From: Julian Reschke <julian.reschke@gmx.de>
Date: Sat, 10 Apr 2010 13:25:52 +0200
Message-ID: <4BC06040.5030907@gmx.de>
To: Mark Davis ☕ <mark@macchiato.com>
CC: Ian Hickson <ian@hixie.ch>, Ted Hardie <ted.ietf@gmail.com>, "Martin J. Dürst" <duerst@it.aoyama.ac.jp>, Maciej Stachowiak <mjs@apple.com>, Larry Masinter <LMM@acm.org>, Marc Blanchet <Marc.Blanchet@viagenie.ca>, Sam Ruby <rubys@intertwingly.net>, Paul Cotton <Paul.Cotton@microsoft.com>, Martin Duerst <duerst@w3.org>, Michel SUIGNARD <Michel@suignard.com>, public-html <public-html@w3.org>, "public-iri@w3.org" <public-iri@w3.org>
On 09.04.2010 19:41, Mark Davis ☕ wrote:
>   When you would actually implement it, there are a few different kinds
> of APIs that you would use, such as:
> end = lookingAt(string, startPosition);
> if there is an IRI starting at startPosition, return the end of it -
> otherwise return an error.
> <start, end> = scan(string, startPosition);
> find the first instance of an IRI in a string at or after startPosition,
> returning where it starts and ends.
> The key is that if the Issue#1 specification can return the first error
> point (as I outlined in the message), then one can design and implement
> fast code to implement the above (or other kinds of APIs).

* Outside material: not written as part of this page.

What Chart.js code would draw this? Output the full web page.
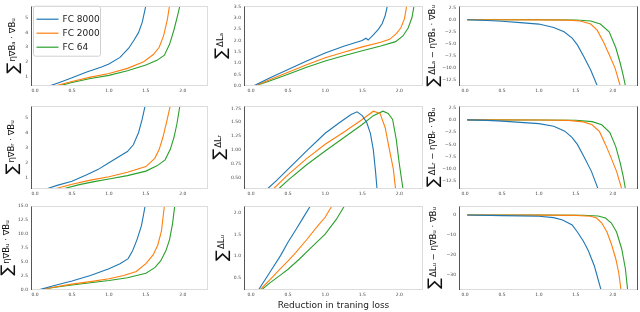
<!DOCTYPE html>
<html>
<head>
<meta charset="utf-8">
<script src="https://cdn.jsdelivr.net/npm/chart.js"></script>
<style>
  body { margin: 0; background: #fff; }
  #wrap { position: relative; width: 640px; height: 312px; overflow: hidden; }
  canvas { position: absolute; }
</style>
</head>
<body>
<div id="wrap"></div>
<script>
var seriesNames = ["FC 8000", "FC 2000", "FC 64"];
var seriesColors = ["#1f77b4", "#ff7f0e", "#2ca02c"];
var xTicks = [0, 0.5, 1, 1.5, 2];

// column 1: sum eta grad B_x . grad B_u
var r1c1_8000 = [[0.2,0.35],[0.35,0.62],[0.5,0.9],[0.7,1.3],[0.9,1.65],[1.0,1.85],[1.15,2.3],[1.27,2.95],[1.34,3.5],[1.4,4.0],[1.45,4.7],[1.5,5.85]];
var r1c1_2000 = [[0.28,0.35],[0.5,0.65],[0.75,0.95],[1.0,1.2],[1.25,1.55],[1.47,2.0],[1.6,2.5],[1.68,3.0],[1.74,3.8],[1.79,4.9],[1.82,5.85]];
var r1c1_64 = [[0.33,0.35],[0.5,0.58],[0.75,0.85],[1.0,1.07],[1.25,1.38],[1.5,1.78],[1.65,2.1],[1.75,2.45],[1.82,3.2],[1.88,4.2],[1.93,5.2],[1.96,5.85]];

var r2c1_8000 = [[0.15,0.26],[0.3,0.5],[0.5,0.78],[0.7,1.2],[0.85,1.55],[1.0,2.0],[1.15,2.45],[1.25,2.75],[1.33,3.2],[1.4,4.0],[1.45,4.9],[1.49,5.8]];
var r2c1_2000 = [[0.26,0.26],[0.5,0.58],[0.75,0.85],[1.0,1.08],[1.25,1.38],[1.5,1.75],[1.62,2.3],[1.68,2.9],[1.73,3.7],[1.78,4.7],[1.83,5.8]];
var r2c1_64 = [[0.37,0.26],[0.6,0.55],[0.8,0.75],[1.0,0.92],[1.25,1.15],[1.5,1.45],[1.65,1.8],[1.76,2.2],[1.83,2.9],[1.88,3.7],[1.92,4.6],[1.96,5.8]];

var r3c1_8000 = [[0.04,0],[0.25,0.75],[0.5,1.6],[0.75,2.6],[1.0,3.8],[1.15,4.7],[1.26,5.6],[1.32,7.0],[1.38,9.0],[1.44,11.5],[1.49,15]];
var r3c1_2000 = [[0.05,0],[0.25,0.5],[0.5,1.05],[0.75,1.5],[1.0,2.0],[1.2,2.6],[1.37,3.3],[1.5,4.7],[1.6,6.3],[1.66,8.0],[1.71,10.5],[1.75,15]];
var r3c1_64 = [[0.05,0],[0.25,0.45],[0.5,0.9],[0.75,1.3],[1.0,1.7],[1.25,2.2],[1.5,3.0],[1.62,4.0],[1.7,5.2],[1.77,7.0],[1.82,9.0],[1.86,11.8],[1.89,15]];

// column 2: sum delta L_x
var r1c2_8000 = [[0.03,0],[0.25,0.35],[0.5,0.72],[0.75,1.1],[1.0,1.45],[1.25,1.75],[1.5,2.0],[1.55,2.1],[1.58,2.02],[1.65,2.25],[1.72,2.5],[1.77,2.75],[1.81,3.1],[1.84,3.53]];
var r1c2_2000 = [[0.05,0],[0.25,0.27],[0.5,0.6],[0.75,0.93],[1.0,1.24],[1.25,1.48],[1.5,1.72],[1.75,1.92],[1.87,2.05],[1.96,2.3],[2.02,2.55],[2.07,2.95],[2.1,3.53]];
var r1c2_64 = [[0.05,0],[0.25,0.22],[0.5,0.52],[0.75,0.82],[1.0,1.1],[1.25,1.33],[1.5,1.55],[1.75,1.76],[1.95,1.95],[2.05,2.2],[2.12,2.55],[2.17,3.0],[2.2,3.53]];

var r2c2_8000 = [[0.22,0.29],[0.35,0.45],[0.5,0.65],[0.75,0.98],[1.0,1.3],[1.2,1.5],[1.35,1.64],[1.43,1.69],[1.5,1.62],[1.56,1.5],[1.61,1.3],[1.65,1.0],[1.68,0.6],[1.7,0.29]];
var r2c2_2000 = [[0.3,0.29],[0.5,0.55],[0.75,0.84],[1.0,1.1],[1.25,1.32],[1.5,1.55],[1.65,1.7],[1.74,1.66],[1.81,1.4],[1.87,0.98],[1.92,0.65],[1.95,0.29]];
var r2c2_64 = [[0.37,0.29],[0.5,0.45],[0.75,0.73],[1.0,0.98],[1.25,1.22],[1.5,1.46],[1.65,1.62],[1.78,1.7],[1.85,1.66],[1.91,1.55],[1.96,1.18],[2.0,0.75],[2.05,0.29]];

var r3c2_8000 = [[0.1,0.22],[0.25,0.62],[0.4,1.02],[0.5,1.33],[0.6,1.6],[0.7,1.88],[0.8,2.16]];
var r3c2_2000 = [[0.12,0.22],[0.25,0.45],[0.4,0.72],[0.5,0.89],[0.6,1.08],[0.75,1.38],[0.9,1.7],[1.0,1.9],[1.09,2.16]];
var r3c2_64 = [[0.14,0.22],[0.25,0.38],[0.4,0.57],[0.5,0.7],[0.65,0.93],[0.8,1.18],[1.0,1.51],[1.15,1.85],[1.26,2.16]];

// column 3: sum delta L_x - eta grad B_x . grad B_u
var r1c3_8000 = [[0.03,0],[0.3,-0.15],[0.5,-0.3],[0.75,-0.6],[1.0,-0.9],[1.2,-1.6],[1.34,-2.5],[1.45,-3.8],[1.52,-5.2],[1.61,-7.7],[1.7,-10.4],[1.79,-13.7]];
var r1c3_2000 = [[0.03,0],[1.0,-0.02],[1.4,-0.08],[1.56,-0.25],[1.7,-0.9],[1.79,-2.2],[1.88,-4.8],[1.95,-7.2],[2.03,-10.0],[2.1,-13.7]];
var r1c3_64 = [[0.03,0],[1.0,-0.01],[1.5,-0.06],[1.7,-0.25],[1.83,-0.9],[1.95,-2.5],[2.04,-5.8],[2.1,-9.0],[2.14,-11.5],[2.17,-13.7]];

var r2c3_8000 = [[0.03,0],[0.3,-0.1],[0.5,-0.25],[0.75,-0.5],[1.0,-0.75],[1.2,-1.3],[1.35,-2.3],[1.45,-3.6],[1.52,-5.0],[1.62,-7.8],[1.71,-10.5],[1.8,-14.1]];
var r2c3_2000 = [[0.03,0],[1.0,-0.02],[1.4,-0.1],[1.6,-0.4],[1.72,-1.0],[1.82,-2.4],[1.9,-5.0],[1.97,-7.5],[2.05,-10.5],[2.12,-14.1]];
var r2c3_64 = [[0.03,0],[1.0,-0.01],[1.5,-0.08],[1.72,-0.35],[1.85,-1.0],[1.96,-2.6],[2.04,-5.5],[2.1,-8.8],[2.14,-11.5],[2.17,-14.1]];

var r3c3_8000 = [[0.03,0],[0.5,-0.3],[1.0,-0.6],[1.2,-1.3],[1.32,-2.5],[1.45,-5.0],[1.52,-8.5],[1.6,-13.0],[1.67,-18.0],[1.75,-25.5],[1.84,-37.5]];
var r3c3_2000 = [[0.03,0],[1.0,-0.05],[1.5,-0.2],[1.7,-0.6],[1.78,-1.5],[1.85,-4.0],[1.92,-8.5],[1.98,-14.5],[2.04,-22.0],[2.08,-29.0],[2.11,-37.5]];
var r3c3_64 = [[0.03,0],[1.0,-0.02],[1.6,-0.1],[1.8,-0.5],[1.9,-1.5],[1.98,-4.0],[2.05,-8.5],[2.12,-17.0],[2.17,-27.0],[2.2,-37.5]];

// y tick labels
var ticksGradAB = [1, 2, 3, 4, 5];
var ticksGradUU = [0, 2.5, 5, 7.5, 10, 12.5, 15];
var ticksLossA = [0, 0.5, 1, 1.5, 2, 2.5, 3, 3.5];
var ticksLossR = [0.5, 0.75, 1, 1.25, 1.5, 1.75];
var ticksLossU = [0.5, 1, 1.5, 2];
var ticksDiffAR = [2.5, 0, -2.5, -5, -7.5, -10, -12.5];
var ticksDiffU = [0, -10, -20, -30];

// grid geometry (canvas placement and plot box)
var cols = [
  { left: 0, width: 210, axisW: 31, xmin: -0.054, xmax: 2.34 },
  { left: 210, width: 215, axisW: 34, xmin: -0.095, xmax: 2.32 },
  { left: 425, width: 215, axisW: 34, xmin: -0.081, xmax: 2.34 }
];
var rows = [
  { top: 0, height: 100, padTop: 2, axisH: 14 },
  { top: 100, height: 100, padTop: 4, axisH: 11 },
  { top: 200, height: 112, padTop: 6, axisH: 22 }
];

var panels = [
  { r: 0, c: 0, data: [r1c1_8000, r1c1_2000, r1c1_64], ticks: ticksGradAB, dec: 0, ymin: 0.34, ymax: 5.85, title: "η∇Bₐ · ∇Bᵤ", tx: 14, legend: true },
  { r: 0, c: 1, data: [r1c2_8000, r1c2_2000, r1c2_64], ticks: ticksLossA, dec: 1, ymin: 0, ymax: 3.53, title: "ΔLₐ", tx: 12 },
  { r: 0, c: 2, data: [r1c3_8000, r1c3_2000, r1c3_64], ticks: ticksDiffAR, dec: 1, ymin: -13.7, ymax: 2.9, title: "ΔLₐ − η∇Bₐ · ∇Bᵤ", tx: 9 },
  { r: 1, c: 0, data: [r2c1_8000, r2c1_2000, r2c1_64], ticks: ticksGradAB, dec: 0, ymin: 0.26, ymax: 5.8, title: "η∇Bᵣ · ∇Bᵤ", tx: 13 },
  { r: 1, c: 1, data: [r2c2_8000, r2c2_2000, r2c2_64], ticks: ticksLossR, dec: 2, ymin: 0.29, ymax: 1.8, title: "ΔLᵣ", tx: 10 },
  { r: 1, c: 2, data: [r2c3_8000, r2c3_2000, r2c3_64], ticks: ticksDiffAR, dec: 1, ymin: -14.1, ymax: 2.9, title: "ΔLᵣ − η∇Bᵣ · ∇Bᵤ", tx: 9 },
  { r: 2, c: 0, data: [r3c1_8000, r3c1_2000, r3c1_64], ticks: ticksGradUU, dec: 1, ymin: 0, ymax: 15, title: "η∇Bᵤ · ∇Bᵤ", tx: 8 },
  { r: 2, c: 1, data: [r3c2_8000, r3c2_2000, r3c2_64], ticks: ticksLossU, dec: 1, ymin: 0.22, ymax: 2.16, title: "ΔLᵤ", tx: 13, xTitle: "Reduction in traning loss" },
  { r: 2, c: 2, data: [r3c3_8000, r3c3_2000, r3c3_64], ticks: ticksDiffU, dec: 0, ymin: -37.5, ymax: 4.5, title: "ΔLᵤ − η∇Bᵤ · ∇Bᵤ", tx: 10 }
];

var FONT = "DejaVu Sans";

function fmt(v, d) {
  return Number(v).toFixed(d).replace("-", "\u2212");
}

// frame, rotated y title with a big sum sign, and the legend box
var decor = {
  id: "decor",
  afterDatasetsDraw: function (chart, args, o) {
    var ctx = chart.ctx, a = chart.chartArea;
    var l = Math.round(a.left) + 0.5, t = Math.round(a.top) + 0.5;
    var r = Math.round(a.right) - 0.5, b = Math.round(a.bottom) - 0.5;
    ctx.save();
    ctx.lineWidth = 1;
    ctx.strokeStyle = "#dcdcdc";
    ctx.strokeRect(l, t, r - l, b - t);
    ctx.strokeStyle = "#555";
    ctx.beginPath();
    ctx.moveTo(l, t); ctx.lineTo(l, b + 0.5);
    if (o.rightSpine) { ctx.moveTo(r, t); ctx.lineTo(r, b + 0.5); }
    ctx.stroke();

    // y title
    ctx.translate(o.tx, (a.top + a.bottom) / 2);
    ctx.rotate(-Math.PI / 2);
    ctx.fillStyle = "#111";
    ctx.textBaseline = "middle";
    ctx.font = "16px " + FONT;
    var w1 = ctx.measureText("∑").width;
    ctx.font = "8.5px " + FONT;
    var w2 = ctx.measureText(o.title).width;
    var x0 = -(w1 + 1 + w2) / 2;
    ctx.font = "16px " + FONT;
    ctx.fillText("∑", x0, 0);
    ctx.font = "8.5px " + FONT;
    ctx.fillText(o.title, x0 + w1 + 1, -1);
    ctx.restore();

    if (o.legend) {
      ctx.save();
      var bx = a.left + 2.5, by = a.top + 0.5, bw = 67, bh = 50;
      ctx.fillStyle = "rgba(255,255,255,0.85)";
      ctx.strokeStyle = "#d0d0d0";
      ctx.lineWidth = 1;
      ctx.beginPath();
      ctx.roundRect(bx, by, bw, bh, 2);
      ctx.fill();
      ctx.stroke();
      ctx.font = "9px " + FONT;
      ctx.textBaseline = "middle";
      chart.data.datasets.forEach(function (ds, i) {
        var yy = by + 13 + i * 14;
        ctx.strokeStyle = ds.borderColor;
        ctx.lineWidth = 1.2;
        ctx.beginPath();
        ctx.moveTo(bx + 3, yy);
        ctx.lineTo(bx + 25, yy);
        ctx.stroke();
        ctx.fillStyle = "#222";
        ctx.fillText(ds.label, bx + 29, yy);
      });
      ctx.restore();
    }
  }
};

var wrap = document.getElementById("wrap");

panels.forEach(function (p) {
  var col = cols[p.c], row = rows[p.r];
  var cv = document.createElement("canvas");
  cv.width = col.width;
  cv.height = row.height;
  cv.style.left = col.left + "px";
  cv.style.top = row.top + "px";
  wrap.appendChild(cv);

  new Chart(cv, {
    type: "line",
    data: {
      datasets: seriesNames.map(function (name, i) {
        return {
          label: name,
          data: p.data[i].map(function (pt) { return { x: pt[0], y: pt[1] }; }),
          borderColor: seriesColors[i],
          borderWidth: 1.1,
          pointRadius: 0,
          tension: 0,
          fill: false
        };
      })
    },
    options: {
      responsive: false,
      animation: false,
      layout: { padding: { top: row.padTop, right: 2, left: 0, bottom: 0 } },
      plugins: {
        legend: { display: false },
        tooltip: { enabled: false },
        decor: { title: p.title, tx: p.tx, legend: !!p.legend, rightSpine: p.c === 2 }
      },
      scales: {
        x: {
          type: "linear",
          min: col.xmin,
          max: col.xmax,
          afterBuildTicks: function (s) { s.ticks = xTicks.map(function (v) { return { value: v }; }); },
          afterFit: function (s) { s.height = row.axisH; },
          grid: { display: false, drawTicks: false },
          border: { display: false },
          ticks: {
            autoSkip: false, maxRotation: 0, padding: 2,
            font: { size: 4.5, family: FONT }, color: "#444",
            callback: function (v) { return fmt(v, 1); }
          },
          title: {
            display: !!p.xTitle,
            text: p.xTitle || "",
            font: { size: 9, family: FONT },
            color: "#222",
            padding: { top: 0, bottom: 1 }
          }
        },
        y: {
          type: "linear",
          min: p.ymin,
          max: p.ymax,
          afterBuildTicks: function (s) { s.ticks = p.ticks.map(function (v) { return { value: v }; }); },
          afterFit: function (s) { s.width = col.axisW; },
          grid: { display: false, drawTicks: false },
          border: { display: false },
          ticks: {
            autoSkip: false, padding: 3,
            font: { size: 4.5, family: FONT }, color: "#444",
            callback: function (v) { return fmt(v, p.dec); }
          }
        }
      }
    },
    plugins: [decor]
  });
});
</script>
</body>
</html>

The reference
> code for /testing/ lookingAt would implement the algorithm in Issue#1
> (as amended). The reference code for /testing/ scan would just call
> lookingAt in a loop, starting at position 0, returning if something is
> found, and otherwise going to the next character. This would just be
> reference code; the reference code can be much faster.
> Mark
> ...


I'd agree with you if we were talking about an Application Programming 
Interface. But this is just about the specification interface between 
HTML (& friends) and IRI.

That being said, defining a sane Javascript API for handling web 
addresses would be great. Maybe it could be developed and deployed 
similar to the way the JSON thingy was.

Finally: parsing addresses out of content is highly context dependent. 
Do you consider angle brackets as URI delimiters in plain text? Can 
whitespace appear in angle-bracket quoted addresses? In unquoted 
addresses? Is whitespace a delimiter between addresses (such as in a few 
set-of-URI-typed HTML attributes), or part of the address?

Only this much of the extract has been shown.